▶ [Stated exercise]:
Each line from the start of the data below through the one containing "(0,0) rectangle (849,-3123);" must be reproduced exactly.

▶ [Information provided]:

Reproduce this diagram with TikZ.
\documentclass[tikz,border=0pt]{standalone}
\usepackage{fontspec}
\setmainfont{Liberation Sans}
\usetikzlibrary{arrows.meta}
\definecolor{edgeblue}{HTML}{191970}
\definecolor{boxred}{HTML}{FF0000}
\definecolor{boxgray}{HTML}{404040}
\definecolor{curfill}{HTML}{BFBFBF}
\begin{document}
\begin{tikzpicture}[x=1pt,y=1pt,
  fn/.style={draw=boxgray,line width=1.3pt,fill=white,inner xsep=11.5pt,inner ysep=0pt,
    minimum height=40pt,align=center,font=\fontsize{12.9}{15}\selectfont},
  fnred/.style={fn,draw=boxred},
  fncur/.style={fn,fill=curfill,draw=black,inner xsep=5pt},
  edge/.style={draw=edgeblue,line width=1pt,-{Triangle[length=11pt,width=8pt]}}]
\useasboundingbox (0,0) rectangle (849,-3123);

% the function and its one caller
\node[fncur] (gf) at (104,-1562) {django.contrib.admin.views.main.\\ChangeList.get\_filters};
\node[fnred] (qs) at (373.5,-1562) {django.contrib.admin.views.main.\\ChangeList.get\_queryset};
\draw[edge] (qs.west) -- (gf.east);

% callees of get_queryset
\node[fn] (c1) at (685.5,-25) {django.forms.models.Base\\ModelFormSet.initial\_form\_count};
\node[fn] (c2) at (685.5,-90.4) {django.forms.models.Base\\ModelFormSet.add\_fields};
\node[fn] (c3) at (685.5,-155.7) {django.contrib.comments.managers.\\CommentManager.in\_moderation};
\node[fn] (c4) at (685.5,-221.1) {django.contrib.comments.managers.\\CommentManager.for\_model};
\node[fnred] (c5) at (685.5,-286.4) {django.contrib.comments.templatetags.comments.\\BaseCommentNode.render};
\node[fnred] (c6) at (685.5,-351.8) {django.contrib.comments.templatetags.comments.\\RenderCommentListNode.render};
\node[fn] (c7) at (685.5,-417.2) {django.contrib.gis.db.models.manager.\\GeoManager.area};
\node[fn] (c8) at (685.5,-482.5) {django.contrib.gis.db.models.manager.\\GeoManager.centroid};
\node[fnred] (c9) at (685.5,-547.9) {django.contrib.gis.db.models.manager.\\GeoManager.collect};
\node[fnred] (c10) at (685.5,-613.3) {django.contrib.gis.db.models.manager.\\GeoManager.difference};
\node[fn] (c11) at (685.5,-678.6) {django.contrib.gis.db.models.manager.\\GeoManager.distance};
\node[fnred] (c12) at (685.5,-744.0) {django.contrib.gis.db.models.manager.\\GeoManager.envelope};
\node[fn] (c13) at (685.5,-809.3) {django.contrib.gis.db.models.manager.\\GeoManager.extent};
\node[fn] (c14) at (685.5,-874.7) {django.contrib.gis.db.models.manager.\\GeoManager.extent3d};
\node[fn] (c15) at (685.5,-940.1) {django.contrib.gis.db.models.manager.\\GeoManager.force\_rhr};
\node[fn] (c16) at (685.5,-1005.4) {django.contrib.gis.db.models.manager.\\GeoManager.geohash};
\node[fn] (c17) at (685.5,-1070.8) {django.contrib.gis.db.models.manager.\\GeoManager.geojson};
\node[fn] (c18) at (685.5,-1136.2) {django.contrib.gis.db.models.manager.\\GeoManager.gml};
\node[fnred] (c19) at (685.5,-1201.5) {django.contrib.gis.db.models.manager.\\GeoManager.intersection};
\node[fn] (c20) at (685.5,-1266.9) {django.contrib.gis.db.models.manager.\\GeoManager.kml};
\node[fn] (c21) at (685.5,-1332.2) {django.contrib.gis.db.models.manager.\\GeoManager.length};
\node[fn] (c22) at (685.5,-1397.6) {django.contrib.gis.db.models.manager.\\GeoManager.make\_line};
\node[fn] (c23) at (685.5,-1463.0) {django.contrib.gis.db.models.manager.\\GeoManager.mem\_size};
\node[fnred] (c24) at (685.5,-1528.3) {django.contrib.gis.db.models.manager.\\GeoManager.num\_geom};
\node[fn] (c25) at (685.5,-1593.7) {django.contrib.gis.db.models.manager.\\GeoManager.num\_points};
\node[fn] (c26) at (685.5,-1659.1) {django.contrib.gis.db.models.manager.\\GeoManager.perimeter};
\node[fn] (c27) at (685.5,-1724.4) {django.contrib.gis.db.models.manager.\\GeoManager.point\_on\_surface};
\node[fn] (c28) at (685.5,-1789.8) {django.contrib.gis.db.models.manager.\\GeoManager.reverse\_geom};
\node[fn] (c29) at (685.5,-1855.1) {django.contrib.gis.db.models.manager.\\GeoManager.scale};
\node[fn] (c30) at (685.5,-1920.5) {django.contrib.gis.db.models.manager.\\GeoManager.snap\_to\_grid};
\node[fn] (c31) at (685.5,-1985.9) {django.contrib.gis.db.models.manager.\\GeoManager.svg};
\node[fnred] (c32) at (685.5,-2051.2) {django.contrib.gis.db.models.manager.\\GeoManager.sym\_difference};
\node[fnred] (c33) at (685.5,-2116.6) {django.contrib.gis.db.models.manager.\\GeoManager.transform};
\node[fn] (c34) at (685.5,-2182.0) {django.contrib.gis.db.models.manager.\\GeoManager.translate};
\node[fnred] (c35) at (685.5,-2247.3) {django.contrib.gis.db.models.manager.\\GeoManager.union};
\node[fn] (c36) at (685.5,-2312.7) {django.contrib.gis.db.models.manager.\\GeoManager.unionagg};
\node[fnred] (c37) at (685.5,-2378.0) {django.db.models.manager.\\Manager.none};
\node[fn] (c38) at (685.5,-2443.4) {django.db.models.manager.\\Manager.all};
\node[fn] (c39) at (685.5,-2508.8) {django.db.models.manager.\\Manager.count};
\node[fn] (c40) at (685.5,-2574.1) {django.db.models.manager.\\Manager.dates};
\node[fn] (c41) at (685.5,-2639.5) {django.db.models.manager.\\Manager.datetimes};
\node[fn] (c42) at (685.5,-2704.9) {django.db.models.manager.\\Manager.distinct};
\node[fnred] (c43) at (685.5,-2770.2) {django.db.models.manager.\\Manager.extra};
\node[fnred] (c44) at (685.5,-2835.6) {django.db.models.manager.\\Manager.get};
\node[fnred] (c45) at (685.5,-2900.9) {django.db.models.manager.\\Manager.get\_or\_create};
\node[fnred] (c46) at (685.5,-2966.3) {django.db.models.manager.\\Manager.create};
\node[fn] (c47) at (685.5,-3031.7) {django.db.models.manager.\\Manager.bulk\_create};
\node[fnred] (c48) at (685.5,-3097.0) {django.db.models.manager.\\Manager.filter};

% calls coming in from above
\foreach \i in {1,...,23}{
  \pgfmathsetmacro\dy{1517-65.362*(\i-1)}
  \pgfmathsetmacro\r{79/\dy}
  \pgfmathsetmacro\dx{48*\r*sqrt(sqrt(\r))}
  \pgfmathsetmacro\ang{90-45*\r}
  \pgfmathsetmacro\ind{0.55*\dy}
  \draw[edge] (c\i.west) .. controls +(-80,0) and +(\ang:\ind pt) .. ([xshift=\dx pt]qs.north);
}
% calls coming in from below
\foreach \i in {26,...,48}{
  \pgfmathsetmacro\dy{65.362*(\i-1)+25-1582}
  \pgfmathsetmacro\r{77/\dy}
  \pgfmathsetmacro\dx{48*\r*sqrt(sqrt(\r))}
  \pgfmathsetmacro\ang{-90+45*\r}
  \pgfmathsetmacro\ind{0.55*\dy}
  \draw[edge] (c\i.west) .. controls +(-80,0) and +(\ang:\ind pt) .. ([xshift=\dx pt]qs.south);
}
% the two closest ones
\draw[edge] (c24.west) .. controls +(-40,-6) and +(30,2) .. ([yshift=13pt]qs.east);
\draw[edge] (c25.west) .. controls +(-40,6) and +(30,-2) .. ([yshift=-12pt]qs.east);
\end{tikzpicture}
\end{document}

▶ [Answer to the task]:
Reproduce this diagram with TikZ.
\documentclass[tikz,border=0pt]{standalone}
\usepackage{fontspec}
\setmainfont{Liberation Sans}
\usetikzlibrary{arrows.meta}
\definecolor{edgeblue}{HTML}{191970}
\definecolor{boxred}{HTML}{FF0000}
\definecolor{boxgray}{HTML}{404040}
\definecolor{curfill}{HTML}{BFBFBF}
\begin{document}
\begin{tikzpicture}[x=1pt,y=1pt,
  fn/.style={draw=boxgray,line width=1.3pt,fill=white,inner xsep=11.5pt,inner ysep=0pt,
    minimum height=40pt,align=center,font=\fontsize{12.9}{15}\selectfont},
  fnred/.style={fn,draw=boxred},
  fncur/.style={fn,fill=curfill,draw=black,inner xsep=5pt},
  edge/.style={draw=edgeblue,line width=1pt,-{Triangle[length=11pt,width=8pt]}}]
\useasboundingbox (0,0) rectangle (849,-3123);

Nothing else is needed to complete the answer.